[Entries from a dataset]
━━━━━━
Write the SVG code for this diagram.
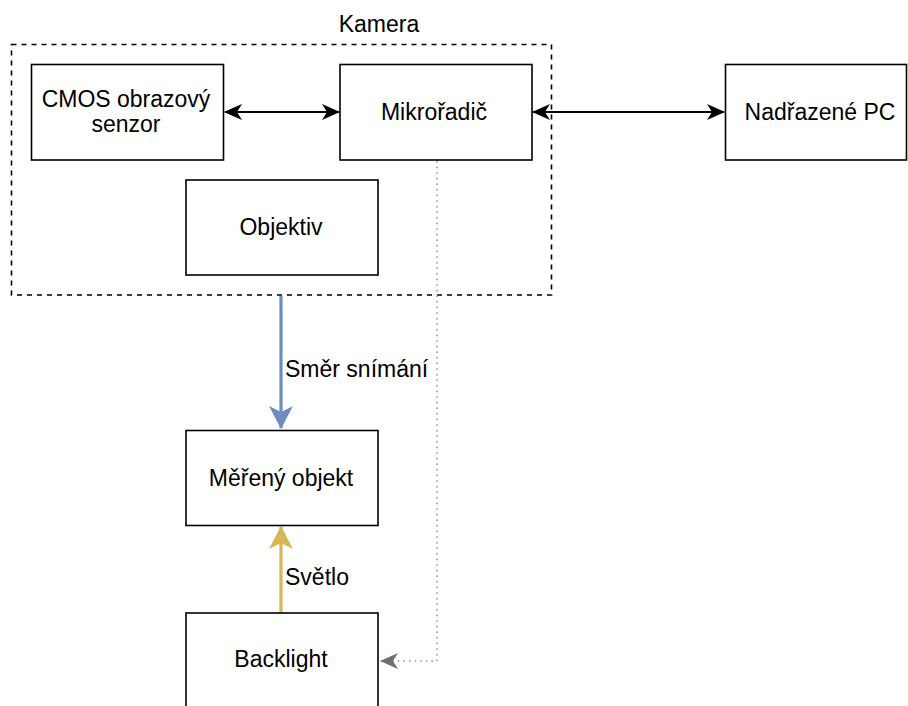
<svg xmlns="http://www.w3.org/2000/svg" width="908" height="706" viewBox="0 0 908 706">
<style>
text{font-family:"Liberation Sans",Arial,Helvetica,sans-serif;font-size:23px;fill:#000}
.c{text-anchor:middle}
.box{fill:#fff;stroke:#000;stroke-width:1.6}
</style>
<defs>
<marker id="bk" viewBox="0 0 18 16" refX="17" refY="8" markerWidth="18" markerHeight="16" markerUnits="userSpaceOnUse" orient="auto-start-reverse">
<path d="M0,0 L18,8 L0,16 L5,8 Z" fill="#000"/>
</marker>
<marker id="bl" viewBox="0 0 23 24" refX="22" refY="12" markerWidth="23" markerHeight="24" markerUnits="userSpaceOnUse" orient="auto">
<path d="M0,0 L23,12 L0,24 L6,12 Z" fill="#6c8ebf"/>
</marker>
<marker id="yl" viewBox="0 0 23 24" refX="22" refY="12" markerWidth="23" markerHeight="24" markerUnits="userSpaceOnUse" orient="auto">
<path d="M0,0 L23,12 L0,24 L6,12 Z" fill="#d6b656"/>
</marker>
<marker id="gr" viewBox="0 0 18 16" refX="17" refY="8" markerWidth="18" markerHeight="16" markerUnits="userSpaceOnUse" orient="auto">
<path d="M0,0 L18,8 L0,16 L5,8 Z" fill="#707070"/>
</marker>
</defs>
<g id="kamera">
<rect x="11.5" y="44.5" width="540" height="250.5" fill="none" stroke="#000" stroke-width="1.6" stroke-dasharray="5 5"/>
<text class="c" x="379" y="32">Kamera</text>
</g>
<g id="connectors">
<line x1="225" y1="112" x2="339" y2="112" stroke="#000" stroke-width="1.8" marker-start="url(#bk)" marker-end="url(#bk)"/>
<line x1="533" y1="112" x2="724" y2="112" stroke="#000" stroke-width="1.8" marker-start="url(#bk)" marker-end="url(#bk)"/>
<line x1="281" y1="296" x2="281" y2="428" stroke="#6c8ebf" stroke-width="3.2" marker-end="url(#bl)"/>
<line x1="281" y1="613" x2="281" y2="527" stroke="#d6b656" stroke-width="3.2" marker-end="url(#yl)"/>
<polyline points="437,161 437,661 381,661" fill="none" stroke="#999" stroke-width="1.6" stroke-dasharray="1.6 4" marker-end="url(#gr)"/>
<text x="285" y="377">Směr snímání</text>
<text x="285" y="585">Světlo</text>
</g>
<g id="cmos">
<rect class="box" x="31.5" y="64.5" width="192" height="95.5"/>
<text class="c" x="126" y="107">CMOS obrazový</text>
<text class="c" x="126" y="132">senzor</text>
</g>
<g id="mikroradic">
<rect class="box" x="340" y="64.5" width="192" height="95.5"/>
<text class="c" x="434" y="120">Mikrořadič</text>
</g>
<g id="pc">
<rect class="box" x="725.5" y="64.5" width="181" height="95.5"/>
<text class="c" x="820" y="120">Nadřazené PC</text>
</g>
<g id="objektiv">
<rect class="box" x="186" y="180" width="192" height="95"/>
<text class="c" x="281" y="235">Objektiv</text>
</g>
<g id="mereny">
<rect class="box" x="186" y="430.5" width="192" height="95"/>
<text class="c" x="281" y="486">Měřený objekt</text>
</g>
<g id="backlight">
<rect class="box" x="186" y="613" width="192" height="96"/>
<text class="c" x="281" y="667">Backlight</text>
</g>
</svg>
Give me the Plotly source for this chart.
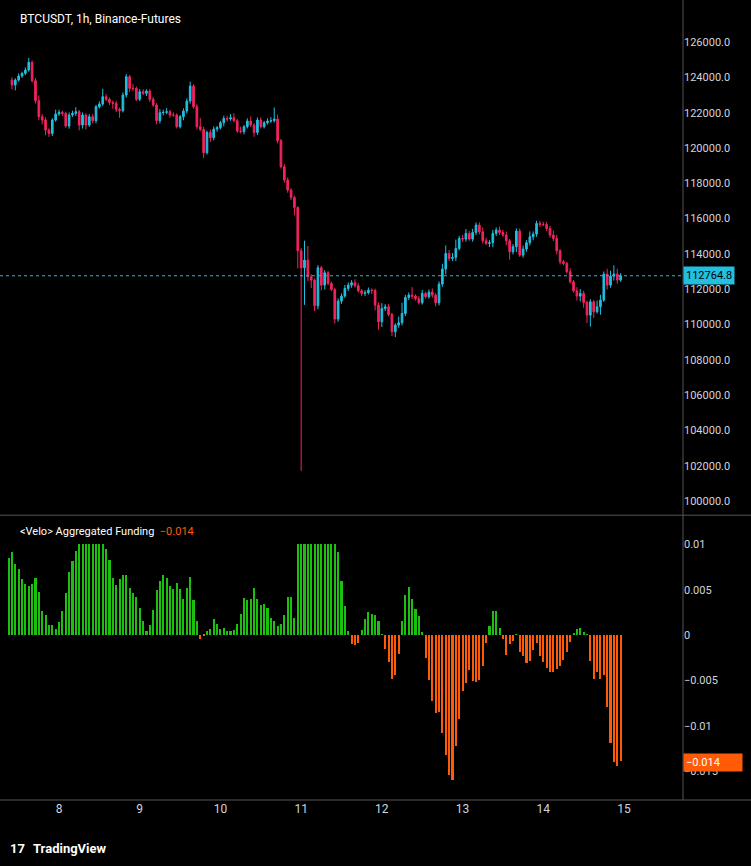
━━━━━━
## Given exercise
Copy out each line exactly, without the pictures.

## Task solution
Write the SVG code for this diagram.
<svg xmlns="http://www.w3.org/2000/svg" width="908" height="706" viewBox="0 0 908 706">
<style>
text{font-family:"Liberation Sans",Arial,Helvetica,sans-serif;font-size:23px;fill:#000}
.c{text-anchor:middle}
.box{fill:#fff;stroke:#000;stroke-width:1.6}
</style>
<defs>
<marker id="bk" viewBox="0 0 18 16" refX="17" refY="8" markerWidth="18" markerHeight="16" markerUnits="userSpaceOnUse" orient="auto-start-reverse">
<path d="M0,0 L18,8 L0,16 L5,8 Z" fill="#000"/>
</marker>
<marker id="bl" viewBox="0 0 23 24" refX="22" refY="12" markerWidth="23" markerHeight="24" markerUnits="userSpaceOnUse" orient="auto">
<path d="M0,0 L23,12 L0,24 L6,12 Z" fill="#6c8ebf"/>
</marker>
<marker id="yl" viewBox="0 0 23 24" refX="22" refY="12" markerWidth="23" markerHeight="24" markerUnits="userSpaceOnUse" orient="auto">
<path d="M0,0 L23,12 L0,24 L6,12 Z" fill="#d6b656"/>
</marker>
<marker id="gr" viewBox="0 0 18 16" refX="17" refY="8" markerWidth="18" markerHeight="16" markerUnits="userSpaceOnUse" orient="auto">
<path d="M0,0 L18,8 L0,16 L5,8 Z" fill="#707070"/>
</marker>
</defs>
<g id="kamera">
<rect x="11.5" y="44.5" width="540" height="250.5" fill="none" stroke="#000" stroke-width="1.6" stroke-dasharray="5 5"/>
<text class="c" x="379" y="32">Kamera</text>
</g>
<g id="connectors">
<line x1="225" y1="112" x2="339" y2="112" stroke="#000" stroke-width="1.8" marker-start="url(#bk)" marker-end="url(#bk)"/>
<line x1="533" y1="112" x2="724" y2="112" stroke="#000" stroke-width="1.8" marker-start="url(#bk)" marker-end="url(#bk)"/>
<line x1="281" y1="296" x2="281" y2="428" stroke="#6c8ebf" stroke-width="3.2" marker-end="url(#bl)"/>
<line x1="281" y1="613" x2="281" y2="527" stroke="#d6b656" stroke-width="3.2" marker-end="url(#yl)"/>
<polyline points="437,161 437,661 381,661" fill="none" stroke="#999" stroke-width="1.6" stroke-dasharray="1.6 4" marker-end="url(#gr)"/>
<text x="285" y="377">Směr snímání</text>
<text x="285" y="585">Světlo</text>
</g>
<g id="cmos">
<rect class="box" x="31.5" y="64.5" width="192" height="95.5"/>
<text class="c" x="126" y="107">CMOS obrazový</text>
<text class="c" x="126" y="132">senzor</text>
</g>
<g id="mikroradic">
<rect class="box" x="340" y="64.5" width="192" height="95.5"/>
<text class="c" x="434" y="120">Mikrořadič</text>
</g>
<g id="pc">
<rect class="box" x="725.5" y="64.5" width="181" height="95.5"/>
<text class="c" x="820" y="120">Nadřazené PC</text>
</g>
<g id="objektiv">
<rect class="box" x="186" y="180" width="192" height="95"/>
<text class="c" x="281" y="235">Objektiv</text>
</g>
<g id="mereny">
<rect class="box" x="186" y="430.5" width="192" height="95"/>
<text class="c" x="281" y="486">Měřený objekt</text>
</g>
<g id="backlight">
<rect class="box" x="186" y="613" width="192" height="96"/>
<text class="c" x="281" y="667">Backlight</text>
</g>
</svg>
Give me the Plotly source for this chart.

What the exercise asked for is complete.